Whether fans know him for the recent announcement about his sexuality or for his feature in the Kanye West and Jay-Z album “Watch the Throne,” Frank Ocean has proven with his debut album “Channel Orange” that his talent validates the blogosphere buzz surrounding his name.
In “Channel Orange,” the rising R&B star harnesses the power of his chilling falsetto and ambient vocalizations to narrate the story of glamorous socialites yearning for more than they already have, teenagers lost in the cheap thrills of substance abuse, and a young girl dressed up as an Egyptian queen, prostituting herself to keep the bills paid.
Ocean reflects on the rifts within society and within individuals, revealing the traps of the fast-paced material world filled with those unable to unravel the meaning of their own experiences.
In a way, the album offers entire sense without any predictability. Ocean’s tracks alternate between casual upbeat tempos and the more drawn-out somber melodies that showcase Ocean’s own smooth vocals, flooded by trance-like echoes in the background.
Each song suspends listeners in a mesmerizing daydream, pulling them into one song of expectations and then carrying them into an entirely different world with the next.
Reminiscent of Ocean’s mixtape “Nostalgia, Ultra,” released in early 2011, this album also employs his trademark use of monologue recordings and sounds of cassette tapes fast-forwarding and rewinding.

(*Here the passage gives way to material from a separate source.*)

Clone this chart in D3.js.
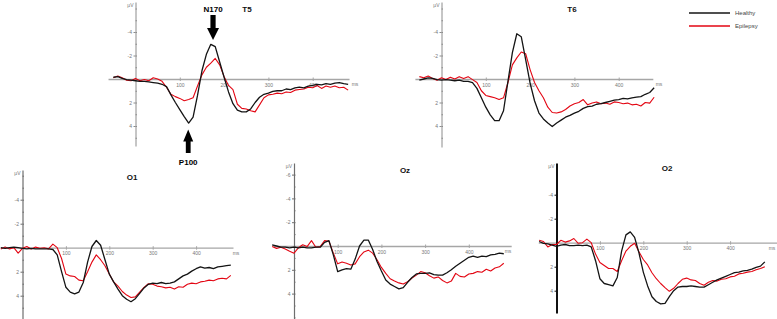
<!DOCTYPE html>
<html>
<head>
<meta charset="utf-8">
<script src="https://cdn.jsdelivr.net/npm/d3@7"></script>
<style>
  body { margin: 0; background: #fff; }
  svg { display: block; font-family: "Liberation Sans", Arial, sans-serif; }
</style>
</head>
<body>
<svg id="chart" width="777" height="319"></svg>
<script>
// time grid (ms) shared by every panel
const times = [-50,-40,-30,-20,-10,0,10,20,30,40,50,60,70,80,90,100,110,120,130,140,150,160,170,180,190,200,210,220,230,240,250,260,270,280,290,300,310,320,330,340,350,360,370,380,390,400,410,420,430,440,450,460,470,480];

// amplitudes in µV (positive is drawn downward)
const t5Healthy = [-0.15,-0.2,-0.05,0.05,0.1,0.15,0.2,0.2,0.25,0.3,0.35,0.45,0.65,1.35,2.0,2.6,3.2,3.75,3.25,1.4,-0.7,-2.1,-2.95,-2.75,-1.45,-0.15,1.1,2.1,2.65,2.8,2.8,2.55,2.0,1.55,1.3,1.2,1.05,1.0,1.0,0.85,0.9,0.75,0.7,0.75,0.6,0.55,0.45,0.5,0.4,0.45,0.35,0.3,0.4,0.45];
const t5Epilepsy = [-0.1,-0.25,-0.1,0.1,0.15,-0.05,0.15,0.05,0.15,-0.1,0.0,0.2,0.7,1.3,1.5,1.65,1.85,1.75,1.6,0.6,-0.35,-1.0,-1.35,-1.75,-1.2,-0.2,0.55,0.9,2.15,2.5,2.55,2.7,2.8,2.2,1.6,1.35,1.3,1.2,1.25,1.1,1.15,0.95,0.9,0.85,0.7,0.75,0.55,0.8,0.6,0.7,0.6,0.75,0.7,0.95];

const t6Healthy = [0.1,0.0,-0.1,-0.05,0.05,0.1,0.05,0.1,0.15,0.1,0.2,0.2,0.3,0.8,1.6,2.4,3.05,3.55,3.55,2.7,0.2,-2.25,-3.85,-3.6,-1.65,0.35,1.85,2.9,3.4,3.75,4.05,3.75,3.5,3.25,3.1,2.9,2.75,2.5,2.35,2.3,2.15,2.1,2.0,1.9,1.8,1.75,1.65,1.7,1.6,1.55,1.5,1.3,1.15,0.75];
const t6Epilepsy = [-0.2,-0.1,-0.25,-0.05,0.1,-0.1,0.05,-0.15,0.0,-0.2,-0.05,-0.2,0.05,0.3,1.0,1.4,1.5,1.6,1.75,1.6,0.3,-1.2,-1.8,-2.3,-2.15,-0.8,0.3,1.0,1.6,2.4,2.85,2.9,2.8,2.6,2.3,2.1,2.0,1.75,2.2,2.05,1.95,2.1,2.05,2.15,1.95,2.0,2.1,2.05,2.2,2.15,2.3,2.0,2.05,1.55];

const o1Healthy = [0.0,0.05,0.0,-0.05,0.0,0.05,0.1,0.05,0.1,0.1,0.1,0.1,0.15,0.6,2.0,3.3,3.7,3.85,3.7,2.9,1.2,-0.1,-0.6,-0.2,1.0,2.2,2.85,3.45,4.0,4.3,4.5,4.25,3.8,3.35,3.05,2.95,3.0,2.9,3.0,2.95,2.85,2.6,2.35,2.2,1.95,1.75,1.6,1.7,1.65,1.75,1.6,1.55,1.5,1.45];
const o1Epilepsy = [0.1,-0.05,0.1,0.0,0.45,0.05,-0.1,0.1,-0.05,0.05,0.0,0.1,-0.3,0.0,0.9,2.2,2.35,2.4,2.7,2.75,2.0,1.2,0.6,1.0,1.5,2.2,2.85,3.2,3.65,3.95,4.15,4.1,3.7,3.3,3.0,3.05,3.2,3.25,3.35,3.3,3.45,3.25,3.3,3.05,2.95,3.0,2.85,2.8,2.7,2.75,2.6,2.55,2.6,2.3];

const ozHealthy = [-0.1,0.0,0.1,0.1,0.15,0.1,0.15,0.1,0.15,0.15,0.1,0.1,-0.3,-0.45,0.75,2.15,2.0,1.9,1.95,1.1,0.0,-0.5,-0.5,0.3,1.3,2.1,2.85,3.2,3.4,3.6,3.5,3.05,2.65,2.35,2.3,2.3,2.25,2.4,2.45,2.45,2.25,2.0,1.7,1.45,1.2,0.95,0.85,0.95,0.85,0.9,0.75,0.7,0.6,0.65];
const ozEpilepsy = [0.05,0.2,0.1,0.25,0.45,0.6,0.15,-0.1,0.05,-0.45,0.1,0.05,-0.45,-0.4,0.6,1.5,1.35,1.45,1.6,1.5,0.9,0.5,0.35,0.6,1.15,1.8,2.3,2.75,2.95,3.1,3.2,3.0,2.7,2.45,2.15,2.25,2.5,2.7,2.6,2.9,3.1,2.95,2.3,2.55,2.6,2.35,2.3,2.15,2.2,1.95,2.1,1.85,1.75,1.45];

const o2Healthy = [null,-0.1,0.05,0.1,0.2,0.3,0.2,0.15,0.25,0.25,0.2,0.25,0.2,0.35,1.5,3.0,3.4,3.5,3.6,2.9,0.7,-0.65,-0.9,-0.45,0.85,2.45,3.6,4.5,4.9,5.1,5.05,4.5,4.0,3.7,3.65,3.65,3.6,3.65,3.7,3.7,3.5,3.3,3.1,2.95,2.8,2.65,2.5,2.45,2.35,2.3,2.2,2.05,1.95,1.6];
const o2Epilepsy = [null,-0.2,-0.1,0.35,0.15,0.15,-0.2,-0.05,-0.15,-0.35,0.05,0.0,-0.3,0.0,0.95,1.65,1.9,2.15,2.15,2.4,1.5,0.7,0.3,0.05,0.75,1.4,1.85,2.5,3.0,3.4,3.75,4.05,3.8,3.4,3.05,2.95,3.1,3.15,3.4,3.55,3.3,3.15,3.2,3.05,3.0,2.85,2.8,2.6,2.55,2.45,2.4,2.25,2.15,2.0];

// tick labels
const xTicks = [100, 200, 300, 400];
const yTicks = [-4, -2, 2, 4];
const yTicksOz = [-6, -4, -2, 2, 4];
const seriesNames = ["Healthy", "Epilepsy"];
const seriesColors = ["#141414", "#e30613"];

// panel layout
const panels = [
  {name: "T5", healthy: t5Healthy, epilepsy: t5Epilepsy, ticks: yTicks,
   x0: 135.5, pxMs: 0.443, zeroY: 79, pxUv: 11.75, top: 2, bottom: 146,
   from: -62, to: 482, msX: 355, titleX: 247, titleY: 9, axisColor: "#8c8c8c", axisW: 1},
  {name: "T6", healthy: t6Healthy, epilepsy: t6Epilepsy, ticks: yTicks,
   x0: 441.5, pxMs: 0.443, zeroY: 79, pxUv: 11.75, top: 2, bottom: 147,
   from: -60, to: 477, msX: 659, titleX: 572, titleY: 9, axisColor: "#8c8c8c", axisW: 1},
  {name: "O1", healthy: o1Healthy, epilepsy: o1Epilepsy, ticks: yTicks,
   x0: 22.5, pxMs: 0.434, zeroY: 247.7, pxUv: 12, top: 170, bottom: 319,
   from: -47, to: 485, msX: 236, titleX: 132, titleY: 177, axisColor: "#6e6e6e", axisW: 1.2},
  {name: "Oz", healthy: ozHealthy, epilepsy: ozEpilepsy, ticks: yTicksOz,
   x0: 294, pxMs: 0.437, zeroY: 246, pxUv: 11.9, top: 163, bottom: 319,
   from: -48, to: 497, msX: 508, titleX: 405, titleY: 170, axisColor: "#6e6e6e", axisW: 1.2},
  {name: "O2", healthy: o2Healthy, epilepsy: o2Epilepsy, ticks: yTicks,
   x0: 556.5, pxMs: 0.434, zeroY: 242.7, pxUv: 12, top: 163, bottom: 313,
   from: -42, to: 510, msX: 772, titleX: 667, titleY: 168, axisColor: "#111", axisW: 2}
];

const svg = d3.select("#chart");

panels.forEach(p => {
  const g = svg.append("g").attr("class", "panel");

  const x = d3.scaleLinear().domain([0, 100]).range([p.x0, p.x0 + p.pxMs * 100]);
  const y = d3.scaleLinear().domain([0, 1]).range([p.zeroY, p.zeroY + p.pxUv]);

  // zero line as x axis
  const xAxisScale = d3.scaleLinear().domain([p.from, p.to]).range([x(p.from), x(p.to)]);
  const xAxis = g.append("g")
    .attr("transform", `translate(0, ${p.zeroY})`)
    .call(d3.axisBottom(xAxisScale).tickValues(xTicks).tickSizeInner(2).tickSizeOuter(0).tickPadding(2));
  xAxis.select(".domain").attr("stroke", "#a6a6a6").attr("stroke-width", 1.3);
  xAxis.selectAll(".tick line").attr("stroke", "#a6a6a6").attr("y1", -1.5);
  xAxis.selectAll(".tick text").attr("fill", "#777").attr("font-size", 5).attr("font-family", "Liberation Sans, Arial, sans-serif");

  g.append("text")
    .attr("x", p.msX)
    .attr("y", p.zeroY + 7)
    .attr("text-anchor", "middle")
    .attr("font-size", 5)
    .attr("fill", "#777")
    .text("ms");

  // y axis at 0 ms
  const yAxisScale = d3.scaleLinear()
    .domain([y.invert(p.top), y.invert(p.bottom)])
    .range([p.top, p.bottom]);
  const minor = d3.range(Math.ceil(y.invert(p.top)), Math.floor(y.invert(p.bottom)) + 1);
  g.append("g")
    .attr("transform", `translate(${x(0)}, 0)`)
    .call(d3.axisLeft(yAxisScale).tickValues(minor).tickSize(1.5).tickFormat(""))
    .call(a => a.select(".domain").remove())
    .selectAll(".tick line").attr("stroke", p.axisColor).attr("x2", 1.5);
  const yAxis = g.append("g")
    .attr("transform", `translate(${x(0)}, 0)`)
    .call(d3.axisLeft(yAxisScale).tickValues(p.ticks).tickSize(2).tickSizeOuter(0).tickPadding(1.5)
      .tickFormat(d => String(d)));
  yAxis.select(".domain").attr("stroke", p.axisColor).attr("stroke-width", p.axisW);
  yAxis.selectAll(".tick line").attr("stroke", p.axisColor);
  yAxis.selectAll(".tick text").attr("fill", "#777").attr("font-size", 5).attr("font-family", "Liberation Sans, Arial, sans-serif");

  g.append("text")
    .attr("x", x(0) - 2)
    .attr("y", p.top + 5)
    .attr("text-anchor", "end")
    .attr("font-size", 5)
    .attr("fill", "#777")
    .text("µV");

  // title
  g.append("text")
    .attr("x", p.titleX)
    .attr("y", p.titleY + 3)
    .attr("text-anchor", "middle")
    .attr("font-size", 8)
    .attr("font-weight", "bold")
    .attr("fill", "#111")
    .text(p.name);

  // traces, epilepsy first then healthy
  const line = d3.line()
    .defined(d => d[1] !== null)
    .x(d => x(d[0]))
    .y(d => y(d[1]));

  [p.epilepsy, p.healthy].forEach((vals, i) => {
    g.append("path")
      .datum(times.map((t, k) => [t, vals[k]]))
      .attr("fill", "none")
      .attr("stroke", i === 0 ? seriesColors[1] : seriesColors[0])
      .attr("stroke-width", i === 0 ? 1.1 : 1.3)
      .attr("stroke-linejoin", "round")
      .attr("d", line);
  });

  // component markers on T5
  if (p.name === "T5") {
    const ax = x(175), bx = x(119);
    g.append("path")
      .attr("d", `M${ax - 2.6},15 L${ax + 2.6},15 L${ax + 2.6},28 L${ax + 6},28 L${ax},40 L${ax - 6},28 L${ax - 2.6},28 Z`)
      .attr("fill", "#000");
    g.append("text")
      .attr("x", ax).attr("y", 12.3)
      .attr("text-anchor", "middle")
      .attr("font-size", 8).attr("font-weight", "bold")
      .text("N170");
    g.append("path")
      .attr("d", `M${bx},129.5 L${bx + 5},141.5 L${bx + 2.4},141.5 L${bx + 2.4},153 L${bx - 2.4},153 L${bx - 2.4},141.5 L${bx - 5},141.5 Z`)
      .attr("fill", "#000");
    g.append("text")
      .attr("x", bx).attr("y", 164.5)
      .attr("text-anchor", "middle")
      .attr("font-size", 8).attr("font-weight", "bold")
      .text("P100");
  }
});

// legend
const legend = svg.append("g").attr("transform", "translate(689, 13)");
seriesNames.forEach((n, i) => {
  legend.append("line")
    .attr("x1", 0).attr("x2", 41)
    .attr("y1", i * 13).attr("y2", i * 13)
    .attr("stroke", seriesColors[i])
    .attr("stroke-width", 1.3);
  legend.append("text")
    .attr("x", 46).attr("y", i * 13 + 2)
    .attr("font-size", 6)
    .attr("fill", "#444")
    .text(n);
});
</script>
</body>
</html>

The songs also experiment with different mediums of sound ranging from finger snaps, keys jingling and planes taking off to the diverse talents of André 3000, fellow Odd Future member Earl Sweatshirt and John Mayer. Certain songs are paced by the heavy banging of the piano while others by the tempo of synthetic beats, allowing the album to extend beyond the conventional bounds of an R&B album, breaching into genres of jazz funk, electrifying 80s pop and even gospel.
Although the CD lists 17 tracks, these are by no means individual songs that can be listened to as singles. The entire album is a cohesive package with tracks titled “Start” and “End.” Each song streams seamlessly into the next, both musically and narrative-wise.
Descriptions of the fading extravagance in “Sweet Life” (“The starshine always kept you warm”) and his lone pleas of desperation in “Super Rich Kids” (“I’m searching for a real love, talkin’ ’bout a real love”) reflect hollow descriptions of the human soul to mirror the equally haunting mood of his melodies.
Frank Ocean uses his debut album to explore the conditions for love while holding true to his avant-garde vision of what his music should be. For those who have yet to hear “Channel Orange,” Ocean’s music is a drift off into the universe but also an awakening into reality and more than worth the time.